[Python-ideas] With clauses for generator expressions

Terry Reedy tjreedy at udel.edu
Sat Nov 17 01:00:19 CET 2012

On 11/16/2012 4:09 AM, Andrew Barnert wrote:
> So far, nearly everyone is discussing things which are tangential, or arguing
> that one of the optional variants is bad. So let me strip down the proposal,
> without any options in it, and expand on a use case. The syntax is:
>      (foo(line) with open('bar') as f for line in baz(f))

OK, that's helpful. Now let me strip down my objection to this: your 
proposal is conceptually wrong because it mixes two distinct and 
different ideas -- collection definition and context management. It 
conflicts with a well-defined notion of long standing.

To explain: in math, one can define a set explicitly by displaying the 
members or implicitly as a subset of based on one or more base sets. 
Using one version of the notation
{0, 2, 4} == {2*i| i in N; i < 3}
The latter is 'set-builder notation' or a 'set comprehension' (and would 
usually use the epsilon-like member symbol instead of 'in'). The idea 
goes back at least a century.

In Python, the latter directly translates to
   {2*i for i in itertools.count() if i < 3} ==
   {i for i in range(0, 5, 2)}
(Python does not require the base collection to match the result class.)
Another pair of examples:
   {(i,j)| i in N, j in N; i+j <= 5}
   {(i,j) for i in count() for j in count if i+j <= 5}

Similar usage in programming go back over half a century.
While notation in both math and CS varies, the components are always 
input source collection variables, conditions or predicates, and an 
output expression.

The Python reference manual documents comprehensions as an alternate 
atomic display form.

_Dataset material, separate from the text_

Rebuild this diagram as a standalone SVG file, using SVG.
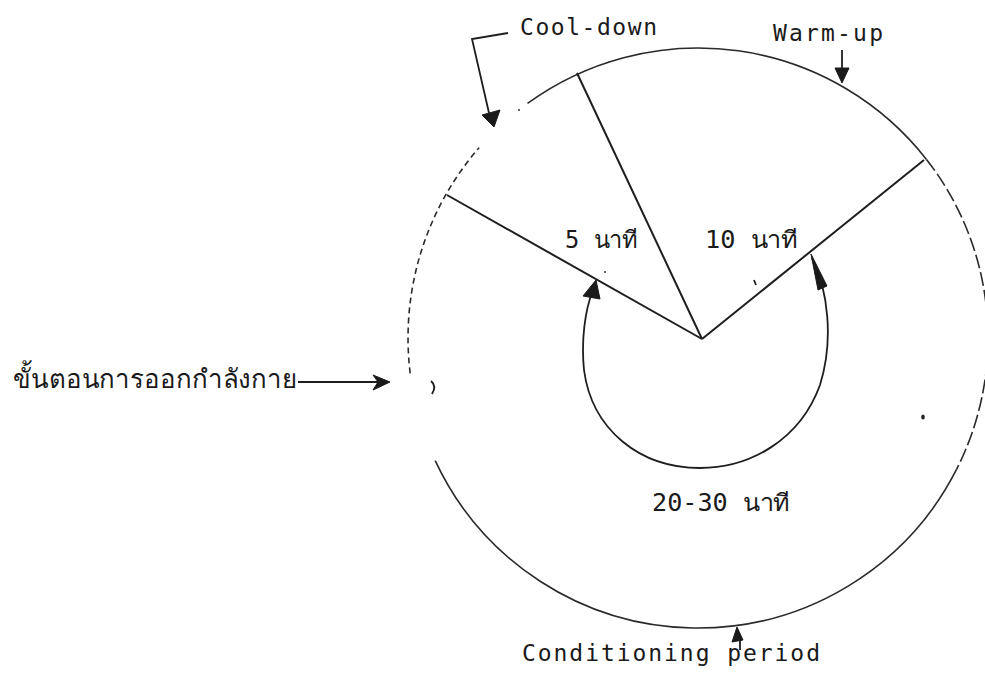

In Chapter 6, Expressions, Section 2, Atoms,

"For constructing a list, a set or a dictionary Python provides special 
syntax called “displays”, each of them in two flavors:
either the container contents are listed explicitly, or
they are computed via a set of looping and filtering instructions, 
called a comprehension.
list_display ::=  "[" [expression_list | comprehension] "]"
A generator expression similarly represents an untyped abstract 
sequence, rather than a concrete class.

In summary: A context-manager, as an object with __enter__ and __exit__ 
methods, is not a proper component of a comprehension. For instance, 
replace "open('xxx')" in your proposal with a lock creation function. On 
the other hand, an iterable managed resource, as suggested by Mathias 
Panzenböck, works fine as a source. So it does work (as you noticed also).